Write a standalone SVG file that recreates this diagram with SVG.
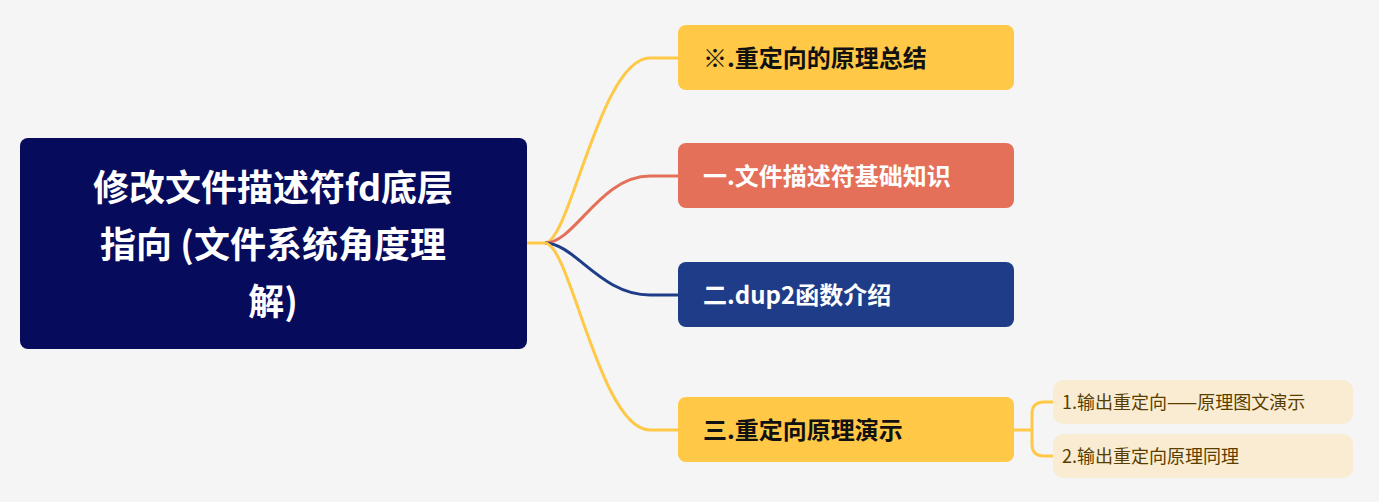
<svg xmlns="http://www.w3.org/2000/svg" width="1379" height="502" viewBox="0 0 1379 502">
<style>
.t{font-family:"Noto Sans CJK SC","Noto Sans",sans-serif;font-weight:bold}
.s{font-family:"Noto Sans CJK SC","Noto Sans",sans-serif;font-size:18px;fill:#5a3e00}
.c{fill:none;stroke-width:3}
</style>
<rect width="1379" height="502" fill="#f5f5f5"/>
<g id="connectors">
<path class="c" stroke="#ffc846" d="M527 243 H545 C570 243 600 58 650 58 H678"/>
<path class="c" stroke="#e4705a" d="M545 243 C575 243 600 176 650 176 H678"/>
<path class="c" stroke="#1f3c88" d="M545 243 C575 243 600 295 650 295 H678"/>
<path class="c" stroke="#ffc846" d="M545 243 C570 243 600 430 650 430 H678"/>
<path class="c" stroke="#ffc846" d="M1013 430 H1032 M1054 402 H1044 Q1032 402 1032 414 V444 Q1032 456 1044 456 H1054"/>
</g>
<g id="root"><rect x="20" y="138" width="507" height="211" rx="8" fill="#070b5b"/>
<text class="t" font-size="36" fill="#fff" text-anchor="middle"><tspan x="273" y="201">修改文件描述符fd底层</tspan><tspan x="273" y="258">指向 (文件系统角度理</tspan><tspan x="273" y="315">解)</tspan></text></g>
<g id="n0"><rect x="678" y="25" width="336" height="65" rx="8" fill="#ffc846"/><text class="t" x="703" y="67" font-size="24" fill="#111">※.重定向的原理总结</text></g>
<g id="n1"><rect x="678" y="143" width="336" height="65" rx="8" fill="#e4705a"/><text class="t" x="703" y="185" font-size="24" fill="#fff">一.文件描述符基础知识</text></g>
<g id="n2"><rect x="678" y="262" width="336" height="65" rx="8" fill="#1f3c88"/><text class="t" x="703" y="304" font-size="24" fill="#fff">二.dup2函数介绍</text></g>
<g id="n3"><rect x="678" y="397" width="336" height="65" rx="8" fill="#ffc846"/><text class="t" x="703" y="439" font-size="24" fill="#111">三.重定向原理演示</text></g>
<g id="n4"><rect x="1053" y="380" width="300" height="44" rx="10" fill="#f9ecd2"/><text class="s" x="1062" y="409">1.输出重定向——原理图文演示</text></g>
<g id="n5"><rect x="1053" y="434" width="300" height="44" rx="10" fill="#f9ecd2"/><text class="s" x="1062" y="463">2.输出重定向原理同理</text></g>
</svg>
-----
§ Your objective:
Pictures excluded, quote all the data above exactly.

§ Task response:
Write a standalone SVG file that recreates this diagram with SVG.
<svg xmlns="http://www.w3.org/2000/svg" width="1379" height="502" viewBox="0 0 1379 502">
<style>
.t{font-family:"Noto Sans CJK SC","Noto Sans",sans-serif;font-weight:bold}
.s{font-family:"Noto Sans CJK SC","Noto Sans",sans-serif;font-size:18px;fill:#5a3e00}
.c{fill:none;stroke-width:3}
</style>
<rect width="1379" height="502" fill="#f5f5f5"/>
<g id="connectors">
<path class="c" stroke="#ffc846" d="M527 243 H545 C570 243 600 58 650 58 H678"/>
<path class="c" stroke="#e4705a" d="M545 243 C575 243 600 176 650 176 H678"/>
<path class="c" stroke="#1f3c88" d="M545 243 C575 243 600 295 650 295 H678"/>
<path class="c" stroke="#ffc846" d="M545 243 C570 243 600 430 650 430 H678"/>
<path class="c" stroke="#ffc846" d="M1013 430 H1032 M1054 402 H1044 Q1032 402 1032 414 V444 Q1032 456 1044 456 H1054"/>
</g>
<g id="root"><rect x="20" y="138" width="507" height="211" rx="8" fill="#070b5b"/>
<text class="t" font-size="36" fill="#fff" text-anchor="middle"><tspan x="273" y="201">修改文件描述符fd底层</tspan><tspan x="273" y="258">指向 (文件系统角度理</tspan><tspan x="273" y="315">解)</tspan></text></g>
<g id="n0"><rect x="678" y="25" width="336" height="65" rx="8" fill="#ffc846"/><text class="t" x="703" y="67" font-size="24" fill="#111">※.重定向的原理总结</text></g>
<g id="n1"><rect x="678" y="143" width="336" height="65" rx="8" fill="#e4705a"/><text class="t" x="703" y="185" font-size="24" fill="#fff">一.文件描述符基础知识</text></g>
<g id="n2"><rect x="678" y="262" width="336" height="65" rx="8" fill="#1f3c88"/><text class="t" x="703" y="304" font-size="24" fill="#fff">二.dup2函数介绍</text></g>
<g id="n3"><rect x="678" y="397" width="336" height="65" rx="8" fill="#ffc846"/><text class="t" x="703" y="439" font-size="24" fill="#111">三.重定向原理演示</text></g>
<g id="n4"><rect x="1053" y="380" width="300" height="44" rx="10" fill="#f9ecd2"/><text class="s" x="1062" y="409">1.输出重定向——原理图文演示</text></g>
<g id="n5"><rect x="1053" y="434" width="300" height="44" rx="10" fill="#f9ecd2"/><text class="s" x="1062" y="463">2.输出重定向原理同理</text></g>
</svg>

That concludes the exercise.